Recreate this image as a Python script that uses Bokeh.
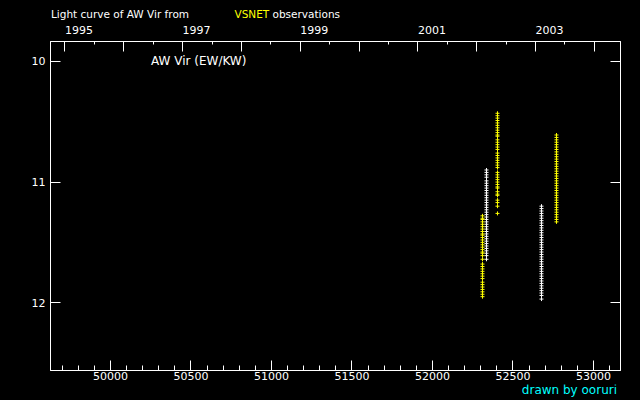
from bokeh.plotting import figure
from bokeh.layouts import column
from bokeh.models import Range1d, LinearAxis, FixedTicker, Label, ColumnDataSource
from bokeh.core.properties import value
from bokeh.embed import file_html
from bokeh.resources import INLINE

# ---------------- data ----------------
# VSNET (yellow) nights: MJD of each night and magnitudes observed on it
yellow_night_mjd = [52310.7, 52403.8, 52770.2]
yellow_mags_night1 = [11.28, 11.30, 11.31, 11.33, 11.35, 11.37, 11.39, 11.41, 11.43, 11.44,
                      11.46, 11.48, 11.50, 11.52, 11.54, 11.56, 11.58, 11.59, 11.61, 11.64,
                      11.68, 11.70, 11.72, 11.74, 11.76, 11.78, 11.80, 11.83, 11.85, 11.87,
                      11.89, 11.91, 11.93, 11.95]
yellow_mags_night2 = [10.43, 10.45, 10.47, 10.49, 10.51, 10.53, 10.55, 10.57, 10.59, 10.61,
                      10.62, 10.65, 10.67, 10.69, 10.71, 10.73, 10.76, 10.78, 10.80, 10.82,
                      10.84, 10.86, 10.88, 10.92, 10.94, 10.96, 10.98, 11.00, 11.02, 11.04,
                      11.05, 11.08, 11.10, 11.11, 11.15, 11.17, 11.20, 11.26]
yellow_mags_night3 = [10.61, 10.63, 10.65, 10.67, 10.69, 10.71, 10.73, 10.75, 10.77, 10.79,
                      10.81, 10.83, 10.85, 10.87, 10.89, 10.91, 10.93, 10.95, 10.97, 10.99,
                      11.01, 11.03, 11.05, 11.07, 11.09, 11.11, 11.13, 11.15, 11.17, 11.19,
                      11.21, 11.23, 11.25, 11.27, 11.29, 11.31, 11.33]

# other observations (white)
white_night_mjd = [52335.5, 52677.1]
white_mags_night1 = [10.90, 10.92, 10.94, 10.96, 10.99, 11.01, 11.03, 11.05, 11.07, 11.09,
                     11.11, 11.13, 11.15, 11.17, 11.19, 11.21, 11.23, 11.25, 11.27, 11.29,
                     11.31, 11.33, 11.35, 11.37, 11.39, 11.41, 11.43, 11.45, 11.47, 11.49,
                     11.51, 11.53, 11.55, 11.57, 11.59, 11.61, 11.64]
white_mags_night2 = [11.20, 11.22, 11.24, 11.26, 11.28, 11.30, 11.32, 11.34, 11.36, 11.38,
                     11.40, 11.42, 11.44, 11.46, 11.48, 11.50, 11.52, 11.54, 11.56, 11.58,
                     11.60, 11.62, 11.64, 11.66, 11.68, 11.70, 11.72, 11.74, 11.76, 11.78,
                     11.80, 11.82, 11.84, 11.86, 11.88, 11.90, 11.92, 11.94, 11.97]

# axis ticks / labels
x_ticks = [50000, 50500, 51000, 51500, 52000, 52500, 53000]
x_tick_labels = ["50000", "50500", "51000", "51500", "52000", "52500", "53000"]
year_ticks = [1995, 1996, 1997, 1998, 1999, 2000, 2001, 2002, 2003, 2004]
year_tick_labels = ["1995", "", "1997", "", "1999", "", "2001", "", "2003", ""]
y_ticks = [10, 11, 12]
y_tick_labels = ["10", "11", "12"]

# texts
title_parts = ["Light curve of AW Vir from", "VSNET", "observations"]
title_colors = ["white", "#ffff00", "white"]
star_label = "AW Vir (EW/KW)"
credit = "drawn by ooruri"

x_start, x_end = 49628.0, 53167.7
y_bottom, y_top = 12.562, 9.835


def mjd_to_year(m):
    return 1995.0 + (m - 49718.0) / 365.25


FONT = "DejaVu Sans"
W = 640
FRAME_L, FRAME_R = 50, 620   # frame edges in page pixels (strips share them)

# ---------------- title strip ----------------
t = figure(width=W, height=20, output_backend="svg", toolbar_location=None,
           x_range=Range1d(FRAME_L, FRAME_R), y_range=Range1d(20, 0),
           x_axis_location=None, y_axis_location=None,
           min_border=0, min_border_left=FRAME_L, min_border_right=W - FRAME_R,
           min_border_top=0, min_border_bottom=0,
           background_fill_color="black", border_fill_color="black",
           outline_line_color=None)
t.grid.visible = False
t.text(x=[50.5, 234, 272], y=[13, 13, 13], text=title_parts, text_color=title_colors,
       text_font=value(FONT), text_font_size="10.5px", text_baseline="middle", text_align="left")

# ---------------- main plot ----------------
yx, yy = [], []
for mjd, mags in zip(yellow_night_mjd, [yellow_mags_night1, yellow_mags_night2, yellow_mags_night3]):
    yx += [mjd] * len(mags)
    yy += mags
wx, wy = [], []
for mjd, mags in zip(white_night_mjd, [white_mags_night1, white_mags_night2]):
    wx += [mjd] * len(mags)
    wy += mags

yellow_src = ColumnDataSource(dict(mjd=yx, mag=yy))
white_src = ColumnDataSource(dict(mjd=wx, mag=wy))

p = figure(width=W, height=364, output_backend="svg", toolbar_location=None,
           x_range=Range1d(x_start, x_end), y_range=Range1d(y_bottom, y_top),
           x_axis_location=None, y_axis_location=None,
           min_border_left=FRAME_L, min_border_right=W - FRAME_R, min_border_top=20, min_border_bottom=14,
           background_fill_color="black", border_fill_color="black",
           outline_line_color="white", outline_line_width=1)
p.grid.visible = False
p.extra_x_ranges = {"year": Range1d(mjd_to_year(x_start), mjd_to_year(x_end))}


def style_axis(ax):
    ax.axis_line_color = "white"
    ax.major_tick_line_color = "white"
    ax.minor_tick_line_color = "white"
    ax.major_label_text_color = "white"
    ax.major_label_text_font = FONT
    ax.major_label_text_font_size = "11px"
    ax.major_tick_out = 0
    ax.minor_tick_out = 0


# bottom MJD axis
bottom = LinearAxis(ticker=FixedTicker(ticks=x_ticks,
                                       minor_ticks=[v for v in range(49700, 53200, 100) if v % 500]))
style_axis(bottom)
bottom.major_tick_in = 10
bottom.minor_tick_in = 5
bottom.major_label_standoff = 1
bottom.major_label_overrides = {tk: lb for tk, lb in zip(x_ticks, x_tick_labels)}
p.add_layout(bottom, "below")

# top year axis (labels start at their tick)
FS = "\u2007"
top = LinearAxis(x_range_name="year",
                 ticker=FixedTicker(ticks=year_ticks, minor_ticks=[yv + 0.5 for yv in year_ticks]))
style_axis(top)
top.major_tick_in = 10
top.minor_tick_in = 3
top.major_label_standoff = 5
top.major_label_overrides = {tk: (FS * len(lb) + lb if lb else "") for tk, lb in zip(year_ticks, year_tick_labels)}
p.add_layout(top, "above")

# left magnitude axis
left = LinearAxis(ticker=FixedTicker(ticks=y_ticks, minor_ticks=[]))
style_axis(left)
left.major_tick_in = 10
left.minor_tick_in = 0
left.major_label_standoff = 5
left.major_label_overrides = {tk: lb for tk, lb in zip(y_ticks, y_tick_labels)}
p.add_layout(left, "left")

# right magnitude axis (ticks only)
right = LinearAxis(ticker=FixedTicker(ticks=y_ticks, minor_ticks=[]))
style_axis(right)
right.major_tick_in = 10
right.minor_tick_in = 0
right.major_label_standoff = 0
right.major_label_overrides = {tk: "" for tk in y_ticks}
p.add_layout(right, "right")

# points
p.scatter("mjd", "mag", source=white_src, marker="cross", size=4, line_color="white", line_width=1)
p.scatter("mjd", "mag", source=yellow_src, marker="cross", size=4, line_color="#ffff00", line_width=1)

# star name inside the frame (screen units from frame bottom-left)
p.add_layout(Label(text=star_label, x=100.5, y=310, x_units="screen", y_units="screen",
                   text_color="white", text_font=FONT, text_font_size="12px",
                   text_align="left", text_baseline="middle"))

# ---------------- credit strip ----------------
b = figure(width=W, height=16, output_backend="svg", toolbar_location=None,
           x_range=Range1d(FRAME_L, FRAME_R), y_range=Range1d(16, 0),
           x_axis_location=None, y_axis_location=None,
           min_border=0, min_border_left=FRAME_L, min_border_right=W - FRAME_R,
           min_border_top=0, min_border_bottom=0,
           background_fill_color="black", border_fill_color="black",
           outline_line_color=None)
b.grid.visible = False
b.text(x=[616.5], y=[5.5], text=[credit], text_color="#00ffff",
       text_font=value(FONT), text_font_size="12px", text_baseline="middle", text_align="right")

layout = column(t, p, b, spacing=0)
html = file_html(layout, INLINE)
html = html.replace("<head>", "<head><style>html,body{background:#000;}</style>", 1)
open("out.html", "w").write(html)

Work instructions
Pictures excluded, repeat exactly the lines from the top of the material through the line with "from bokeh.resources import INLINE", including both of those lines.

Output below
Recreate this image as a Python script that uses Bokeh.
from bokeh.plotting import figure
from bokeh.layouts import column
from bokeh.models import Range1d, LinearAxis, FixedTicker, Label, ColumnDataSource
from bokeh.core.properties import value
from bokeh.embed import file_html
from bokeh.resources import INLINE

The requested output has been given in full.